• **Raw data**
━━━━━━━━━━━━━━━━━━━━━━━━━━━━━━

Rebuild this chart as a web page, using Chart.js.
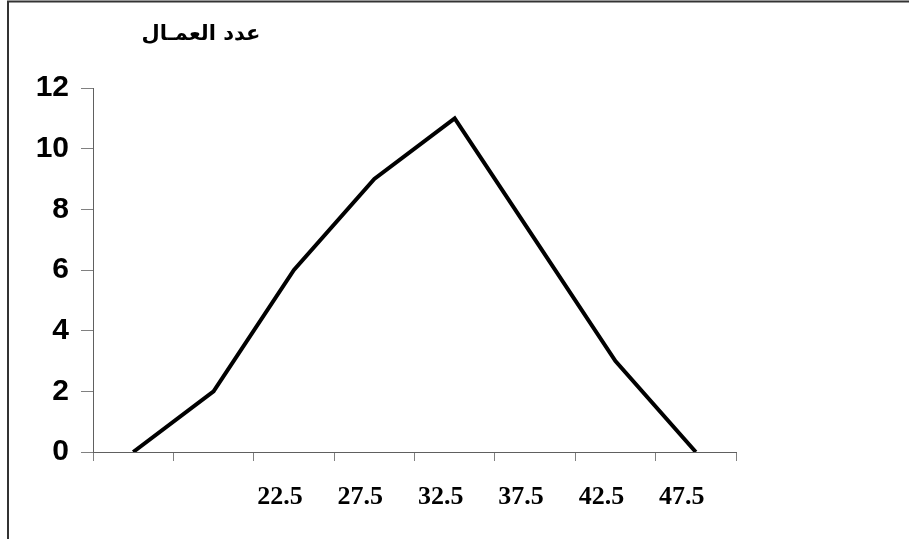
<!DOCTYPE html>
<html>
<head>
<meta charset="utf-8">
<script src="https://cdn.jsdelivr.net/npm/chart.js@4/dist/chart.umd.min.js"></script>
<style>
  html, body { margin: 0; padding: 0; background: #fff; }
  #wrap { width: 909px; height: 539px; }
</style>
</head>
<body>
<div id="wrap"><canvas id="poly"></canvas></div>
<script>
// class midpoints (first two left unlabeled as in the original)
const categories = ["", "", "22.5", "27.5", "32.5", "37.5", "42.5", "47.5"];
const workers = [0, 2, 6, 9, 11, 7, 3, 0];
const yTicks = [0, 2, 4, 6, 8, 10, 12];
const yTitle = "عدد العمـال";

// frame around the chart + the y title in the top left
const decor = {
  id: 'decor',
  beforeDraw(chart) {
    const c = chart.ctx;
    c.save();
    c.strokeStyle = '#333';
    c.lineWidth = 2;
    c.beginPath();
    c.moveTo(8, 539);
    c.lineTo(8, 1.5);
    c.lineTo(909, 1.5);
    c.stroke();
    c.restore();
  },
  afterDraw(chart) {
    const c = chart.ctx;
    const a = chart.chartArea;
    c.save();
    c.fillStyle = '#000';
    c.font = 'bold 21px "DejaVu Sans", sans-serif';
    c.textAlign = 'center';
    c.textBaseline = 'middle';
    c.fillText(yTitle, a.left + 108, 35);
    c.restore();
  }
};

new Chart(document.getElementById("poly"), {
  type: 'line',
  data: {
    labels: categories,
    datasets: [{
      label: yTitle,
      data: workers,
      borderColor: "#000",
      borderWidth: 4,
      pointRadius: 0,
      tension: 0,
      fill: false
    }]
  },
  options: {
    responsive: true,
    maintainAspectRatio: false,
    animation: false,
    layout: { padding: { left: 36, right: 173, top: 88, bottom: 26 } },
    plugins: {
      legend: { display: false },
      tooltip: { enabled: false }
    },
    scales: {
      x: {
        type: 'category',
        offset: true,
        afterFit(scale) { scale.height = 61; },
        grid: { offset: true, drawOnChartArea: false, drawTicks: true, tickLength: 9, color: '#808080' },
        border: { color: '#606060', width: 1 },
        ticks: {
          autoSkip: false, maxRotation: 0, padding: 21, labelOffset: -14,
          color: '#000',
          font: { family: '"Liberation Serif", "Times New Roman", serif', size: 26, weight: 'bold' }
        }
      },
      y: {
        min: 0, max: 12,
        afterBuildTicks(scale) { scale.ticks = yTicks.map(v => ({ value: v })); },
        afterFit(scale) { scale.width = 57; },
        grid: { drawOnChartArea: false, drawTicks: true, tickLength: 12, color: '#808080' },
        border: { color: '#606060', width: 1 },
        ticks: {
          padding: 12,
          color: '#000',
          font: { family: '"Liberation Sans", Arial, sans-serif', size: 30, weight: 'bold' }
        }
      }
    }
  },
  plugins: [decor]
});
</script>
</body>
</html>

━━━━━━━━━━━━━━━━━━━━━━━━━━━━━━

• **What the task requires**
Return the whole listing, word for word, and leave out every picture.

• **Reply to the task**
Rebuild this chart as a web page, using Chart.js.
<!DOCTYPE html>
<html>
<head>
<meta charset="utf-8">
<script src="https://cdn.jsdelivr.net/npm/chart.js@4/dist/chart.umd.min.js"></script>
<style>
  html, body { margin: 0; padding: 0; background: #fff; }
  #wrap { width: 909px; height: 539px; }
</style>
</head>
<body>
<div id="wrap"><canvas id="poly"></canvas></div>
<script>
// class midpoints (first two left unlabeled as in the original)
const categories = ["", "", "22.5", "27.5", "32.5", "37.5", "42.5", "47.5"];
const workers = [0, 2, 6, 9, 11, 7, 3, 0];
const yTicks = [0, 2, 4, 6, 8, 10, 12];
const yTitle = "عدد العمـال";

// frame around the chart + the y title in the top left
const decor = {
  id: 'decor',
  beforeDraw(chart) {
    const c = chart.ctx;
    c.save();
    c.strokeStyle = '#333';
    c.lineWidth = 2;
    c.beginPath();
    c.moveTo(8, 539);
    c.lineTo(8, 1.5);
    c.lineTo(909, 1.5);
    c.stroke();
    c.restore();
  },
  afterDraw(chart) {
    const c = chart.ctx;
    const a = chart.chartArea;
    c.save();
    c.fillStyle = '#000';
    c.font = 'bold 21px "DejaVu Sans", sans-serif';
    c.textAlign = 'center';
    c.textBaseline = 'middle';
    c.fillText(yTitle, a.left + 108, 35);
    c.restore();
  }
};

new Chart(document.getElementById("poly"), {
  type: 'line',
  data: {
    labels: categories,
    datasets: [{
      label: yTitle,
      data: workers,
      borderColor: "#000",
      borderWidth: 4,
      pointRadius: 0,
      tension: 0,
      fill: false
    }]
  },
  options: {
    responsive: true,
    maintainAspectRatio: false,
    animation: false,
    layout: { padding: { left: 36, right: 173, top: 88, bottom: 26 } },
    plugins: {
      legend: { display: false },
      tooltip: { enabled: false }
    },
    scales: {
      x: {
        type: 'category',
        offset: true,
        afterFit(scale) { scale.height = 61; },
        grid: { offset: true, drawOnChartArea: false, drawTicks: true, tickLength: 9, color: '#808080' },
        border: { color: '#606060', width: 1 },
        ticks: {
          autoSkip: false, maxRotation: 0, padding: 21, labelOffset: -14,
          color: '#000',
          font: { family: '"Liberation Serif", "Times New Roman", serif', size: 26, weight: 'bold' }
        }
      },
      y: {
        min: 0, max: 12,
        afterBuildTicks(scale) { scale.ticks = yTicks.map(v => ({ value: v })); },
        afterFit(scale) { scale.width = 57; },
        grid: { drawOnChartArea: false, drawTicks: true, tickLength: 12, color: '#808080' },
        border: { color: '#606060', width: 1 },
        ticks: {
          padding: 12,
          color: '#000',
          font: { family: '"Liberation Sans", Arial, sans-serif', size: 30, weight: 'bold' }
        }
      }
    }
  },
  plugins: [decor]
});
</script>
</body>
</html>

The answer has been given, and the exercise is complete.